++++ DATASET EXCERPT ++++
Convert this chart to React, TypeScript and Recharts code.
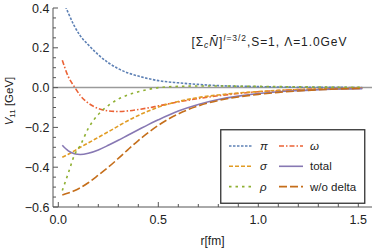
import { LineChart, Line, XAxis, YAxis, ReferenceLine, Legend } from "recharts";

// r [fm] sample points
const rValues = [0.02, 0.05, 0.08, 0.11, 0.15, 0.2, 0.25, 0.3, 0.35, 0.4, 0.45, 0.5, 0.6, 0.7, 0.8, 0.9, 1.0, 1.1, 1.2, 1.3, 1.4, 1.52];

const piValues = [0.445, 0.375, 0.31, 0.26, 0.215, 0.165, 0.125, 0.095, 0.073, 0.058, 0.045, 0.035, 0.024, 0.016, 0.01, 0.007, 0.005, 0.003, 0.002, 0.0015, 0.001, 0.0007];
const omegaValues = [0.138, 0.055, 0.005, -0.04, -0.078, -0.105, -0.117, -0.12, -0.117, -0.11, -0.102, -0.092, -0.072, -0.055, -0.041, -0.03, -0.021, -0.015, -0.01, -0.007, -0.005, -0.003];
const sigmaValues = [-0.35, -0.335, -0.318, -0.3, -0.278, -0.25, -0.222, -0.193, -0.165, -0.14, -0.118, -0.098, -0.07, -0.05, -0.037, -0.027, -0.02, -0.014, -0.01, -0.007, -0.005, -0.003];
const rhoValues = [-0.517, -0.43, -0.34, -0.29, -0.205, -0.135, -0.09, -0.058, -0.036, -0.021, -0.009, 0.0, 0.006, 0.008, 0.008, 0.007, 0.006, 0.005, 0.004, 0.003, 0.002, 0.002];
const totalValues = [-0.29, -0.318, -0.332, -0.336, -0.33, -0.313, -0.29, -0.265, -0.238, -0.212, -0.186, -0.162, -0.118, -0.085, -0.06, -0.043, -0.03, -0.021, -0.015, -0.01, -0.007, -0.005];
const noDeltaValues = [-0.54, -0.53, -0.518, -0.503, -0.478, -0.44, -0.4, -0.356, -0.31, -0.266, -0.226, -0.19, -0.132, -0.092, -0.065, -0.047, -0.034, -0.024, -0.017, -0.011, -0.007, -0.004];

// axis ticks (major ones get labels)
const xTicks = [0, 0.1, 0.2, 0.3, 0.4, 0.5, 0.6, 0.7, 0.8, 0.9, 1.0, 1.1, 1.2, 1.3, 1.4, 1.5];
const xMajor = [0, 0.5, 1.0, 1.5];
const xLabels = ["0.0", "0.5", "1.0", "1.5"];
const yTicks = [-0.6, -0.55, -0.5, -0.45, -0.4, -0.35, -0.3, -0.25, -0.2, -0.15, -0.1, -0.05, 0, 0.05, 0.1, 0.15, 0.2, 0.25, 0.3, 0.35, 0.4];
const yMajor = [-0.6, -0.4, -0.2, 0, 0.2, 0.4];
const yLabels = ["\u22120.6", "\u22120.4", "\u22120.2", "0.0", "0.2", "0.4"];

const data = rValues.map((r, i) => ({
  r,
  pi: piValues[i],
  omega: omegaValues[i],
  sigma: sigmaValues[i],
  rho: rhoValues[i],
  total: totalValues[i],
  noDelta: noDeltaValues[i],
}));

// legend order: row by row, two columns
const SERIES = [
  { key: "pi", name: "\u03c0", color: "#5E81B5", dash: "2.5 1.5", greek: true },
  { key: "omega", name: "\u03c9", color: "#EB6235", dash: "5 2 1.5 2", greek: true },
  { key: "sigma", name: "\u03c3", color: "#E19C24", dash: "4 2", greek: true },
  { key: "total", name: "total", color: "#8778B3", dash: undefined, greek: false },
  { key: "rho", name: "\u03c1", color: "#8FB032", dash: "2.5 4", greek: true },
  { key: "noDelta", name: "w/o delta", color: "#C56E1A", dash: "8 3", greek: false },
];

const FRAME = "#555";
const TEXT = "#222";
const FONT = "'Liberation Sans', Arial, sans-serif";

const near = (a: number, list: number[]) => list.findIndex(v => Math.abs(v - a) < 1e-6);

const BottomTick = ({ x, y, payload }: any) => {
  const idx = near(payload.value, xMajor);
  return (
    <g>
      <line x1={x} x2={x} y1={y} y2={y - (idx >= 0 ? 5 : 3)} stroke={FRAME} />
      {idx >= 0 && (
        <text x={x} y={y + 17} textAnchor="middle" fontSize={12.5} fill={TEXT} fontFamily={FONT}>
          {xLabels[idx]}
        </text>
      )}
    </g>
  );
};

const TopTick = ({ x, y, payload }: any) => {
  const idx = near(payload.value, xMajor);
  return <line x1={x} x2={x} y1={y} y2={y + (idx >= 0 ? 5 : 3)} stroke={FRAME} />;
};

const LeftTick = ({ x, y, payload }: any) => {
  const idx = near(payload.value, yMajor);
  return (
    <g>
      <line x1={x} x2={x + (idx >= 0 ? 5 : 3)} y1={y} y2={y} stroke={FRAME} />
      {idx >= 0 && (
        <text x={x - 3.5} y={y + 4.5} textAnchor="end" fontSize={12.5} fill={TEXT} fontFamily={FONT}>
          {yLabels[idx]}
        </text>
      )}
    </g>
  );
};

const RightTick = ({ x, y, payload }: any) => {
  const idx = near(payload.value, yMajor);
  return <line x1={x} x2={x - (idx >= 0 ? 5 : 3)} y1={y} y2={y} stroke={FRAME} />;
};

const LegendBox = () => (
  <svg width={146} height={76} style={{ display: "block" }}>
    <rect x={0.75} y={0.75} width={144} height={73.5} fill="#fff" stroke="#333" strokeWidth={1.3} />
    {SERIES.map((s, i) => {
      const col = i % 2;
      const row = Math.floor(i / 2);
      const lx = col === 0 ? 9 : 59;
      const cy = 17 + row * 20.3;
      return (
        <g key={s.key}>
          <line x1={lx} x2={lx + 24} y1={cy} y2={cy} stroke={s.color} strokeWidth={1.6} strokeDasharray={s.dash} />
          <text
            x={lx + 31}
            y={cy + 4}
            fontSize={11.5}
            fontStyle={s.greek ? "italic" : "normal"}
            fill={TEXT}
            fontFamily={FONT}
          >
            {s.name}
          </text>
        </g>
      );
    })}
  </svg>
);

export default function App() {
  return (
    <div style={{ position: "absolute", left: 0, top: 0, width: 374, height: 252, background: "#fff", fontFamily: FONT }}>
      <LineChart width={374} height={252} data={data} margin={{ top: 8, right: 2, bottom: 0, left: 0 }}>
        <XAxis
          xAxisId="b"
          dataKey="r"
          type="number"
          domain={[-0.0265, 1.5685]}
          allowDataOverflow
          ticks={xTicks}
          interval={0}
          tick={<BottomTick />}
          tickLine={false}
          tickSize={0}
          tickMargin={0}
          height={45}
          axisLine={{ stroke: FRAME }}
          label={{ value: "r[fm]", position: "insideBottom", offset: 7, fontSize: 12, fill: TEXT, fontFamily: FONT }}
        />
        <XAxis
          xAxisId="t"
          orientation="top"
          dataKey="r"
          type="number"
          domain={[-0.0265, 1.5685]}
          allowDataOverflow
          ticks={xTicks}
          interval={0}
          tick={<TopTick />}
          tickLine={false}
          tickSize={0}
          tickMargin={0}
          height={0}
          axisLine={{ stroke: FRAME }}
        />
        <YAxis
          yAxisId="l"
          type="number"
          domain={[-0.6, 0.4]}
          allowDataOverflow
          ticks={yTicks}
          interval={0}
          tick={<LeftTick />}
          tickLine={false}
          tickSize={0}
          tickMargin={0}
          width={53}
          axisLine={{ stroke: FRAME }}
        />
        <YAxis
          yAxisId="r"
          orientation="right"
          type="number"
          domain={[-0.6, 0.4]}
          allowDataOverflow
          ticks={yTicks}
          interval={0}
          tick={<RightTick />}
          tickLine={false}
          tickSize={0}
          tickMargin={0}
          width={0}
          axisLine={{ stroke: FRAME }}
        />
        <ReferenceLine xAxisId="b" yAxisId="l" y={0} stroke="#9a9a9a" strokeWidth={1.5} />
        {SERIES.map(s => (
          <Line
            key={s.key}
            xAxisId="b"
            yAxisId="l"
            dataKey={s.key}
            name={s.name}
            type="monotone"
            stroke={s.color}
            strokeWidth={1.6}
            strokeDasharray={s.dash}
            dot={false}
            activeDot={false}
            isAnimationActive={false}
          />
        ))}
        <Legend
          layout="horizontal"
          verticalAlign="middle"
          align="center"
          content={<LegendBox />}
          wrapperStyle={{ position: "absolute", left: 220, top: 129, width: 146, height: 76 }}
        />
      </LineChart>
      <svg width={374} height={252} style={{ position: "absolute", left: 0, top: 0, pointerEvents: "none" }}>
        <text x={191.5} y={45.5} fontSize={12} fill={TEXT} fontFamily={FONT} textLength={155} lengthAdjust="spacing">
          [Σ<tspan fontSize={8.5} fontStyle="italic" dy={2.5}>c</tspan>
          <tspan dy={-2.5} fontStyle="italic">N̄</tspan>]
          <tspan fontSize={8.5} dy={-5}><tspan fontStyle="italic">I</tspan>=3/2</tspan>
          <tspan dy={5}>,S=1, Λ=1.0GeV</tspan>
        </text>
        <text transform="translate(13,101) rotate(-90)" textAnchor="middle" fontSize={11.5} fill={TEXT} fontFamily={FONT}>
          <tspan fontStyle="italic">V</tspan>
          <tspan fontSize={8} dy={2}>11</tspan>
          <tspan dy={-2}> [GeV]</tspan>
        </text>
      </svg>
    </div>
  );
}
++++
_YOUR GOAL:_
Pictures are excluded: retype only the lines from the beginning of the listing above through the line with "-0.011, -0.007, -0.004];", both included.

_RESULT:_
Convert this chart to React, TypeScript and Recharts code.
import { LineChart, Line, XAxis, YAxis, ReferenceLine, Legend } from "recharts";

// r [fm] sample points
const rValues = [0.02, 0.05, 0.08, 0.11, 0.15, 0.2, 0.25, 0.3, 0.35, 0.4, 0.45, 0.5, 0.6, 0.7, 0.8, 0.9, 1.0, 1.1, 1.2, 1.3, 1.4, 1.52];

const piValues = [0.445, 0.375, 0.31, 0.26, 0.215, 0.165, 0.125, 0.095, 0.073, 0.058, 0.045, 0.035, 0.024, 0.016, 0.01, 0.007, 0.005, 0.003, 0.002, 0.0015, 0.001, 0.0007];
const omegaValues = [0.138, 0.055, 0.005, -0.04, -0.078, -0.105, -0.117, -0.12, -0.117, -0.11, -0.102, -0.092, -0.072, -0.055, -0.041, -0.03, -0.021, -0.015, -0.01, -0.007, -0.005, -0.003];
const sigmaValues = [-0.35, -0.335, -0.318, -0.3, -0.278, -0.25, -0.222, -0.193, -0.165, -0.14, -0.118, -0.098, -0.07, -0.05, -0.037, -0.027, -0.02, -0.014, -0.01, -0.007, -0.005, -0.003];
const rhoValues = [-0.517, -0.43, -0.34, -0.29, -0.205, -0.135, -0.09, -0.058, -0.036, -0.021, -0.009, 0.0, 0.006, 0.008, 0.008, 0.007, 0.006, 0.005, 0.004, 0.003, 0.002, 0.002];
const totalValues = [-0.29, -0.318, -0.332, -0.336, -0.33, -0.313, -0.29, -0.265, -0.238, -0.212, -0.186, -0.162, -0.118, -0.085, -0.06, -0.043, -0.03, -0.021, -0.015, -0.01, -0.007, -0.005];
const noDeltaValues = [-0.54, -0.53, -0.518, -0.503, -0.478, -0.44, -0.4, -0.356, -0.31, -0.266, -0.226, -0.19, -0.132, -0.092, -0.065, -0.047, -0.034, -0.024, -0.017, -0.011, -0.007, -0.004];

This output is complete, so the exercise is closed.